Une culture d’entreprise inclusive implique aussi que les responsables remettent en question leurs propres habitudes et préjugés. Nous avons tous tendance à être attirés par des personnes qui nous ressemblent. Dans les processus de recrutement et de promotion, c’est ce qui génère les équipes dirigeantes trop homogènes. Voilà pourquoi il faut que les entreprises encouragent leur management à aller au-delà des candidats ‘évidents’ et à rechercher activement la diversité des équipes.

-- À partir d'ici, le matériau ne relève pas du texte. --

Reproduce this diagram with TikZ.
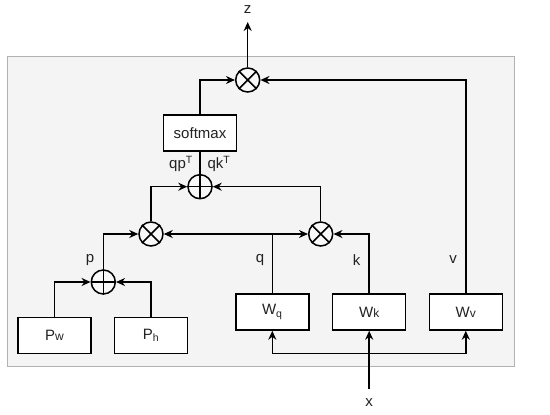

Il ne s’agit pas que de genre. Le leadership dans une organisation moderne, c’est réfléchir en conscience à votre manière d’évaluer et de sélectionner les talents, sans faire jouer des préférences inconscientes. En se basant sur les compétences et les aptitudes plutôt que ce qui semble connu ou familier, une entreprise avance concrètement vers une gestion plus inclusive.

Un processus continu

Depuis des années, le recrutement de Randstad mise sur les compétences et l’évolution interne, ce qui a mené à une large représentation des femmes à tous les niveaux. Dans les postes de management opérationnel, la majorité des fonctions sont occupées par des femmes, et au niveau de la direction, la répartition est de 50/50. Mais la question est toujours d’actualité : dans certains secteurs comme la finance et l’IT, le rapport reste inégal.

L’inclusion reste un processus, pour Randstad aussi. Nous devons sans cesse œuvrer à une culture où chacun a sa chance et se sent encouragé à la saisir. Cela demande non seulement de sensibiliser les employés, mais aussi les dirigeants, pour qu’ils ne soient plus influencés par des biais inconscients dans leurs décisions.

Petits pas, grand impact

La clé d’un progrès durable n’est pas dans la course aux quotas ou les initiatives d’égalité superficielles. Un véritable changement exige une approche réfléchie, où entreprises et employés ne cherchent pas seulement à avancer, mais s’arrêtent d’abord à la question : Pourquoi le faisons-nous?

Prendre du recul pour accélérer ensuite est souvent essentiel afin de créer une adhésion large. D’abord, les organisations doivent identifier les obstacles et les freins existants:

  • Qu’est-ce qui empêche les gens de saisir les opportunités?
  • Comment briser les préjugés inconscients dans le recrutement et la promotion?
  • Comment adapter nos processus et nos entretiens d’orientation pour stimuler les employés à franchir des étapes?
  • Comment incarner nous-mêmes le leadership inclusif en montrant l’exemple?

En menant cette réflexion en profondeur et en impliquant toutes les parties prenantes concernées, une organisation pose une base bien plus solide pour un progrès durable. Quand les collaborateurs se sentent écoutés, le changement s’accélère. Et l’égalité des genres ne se résume plus à une initiative isolée ou à un grand geste pour la Journée internationale des droits des femmes. Elle devient alors un processus d’amélioration continue, porté à la fois par les dirigeants et les employés, qui construisent ensemble un monde du travail inclusif.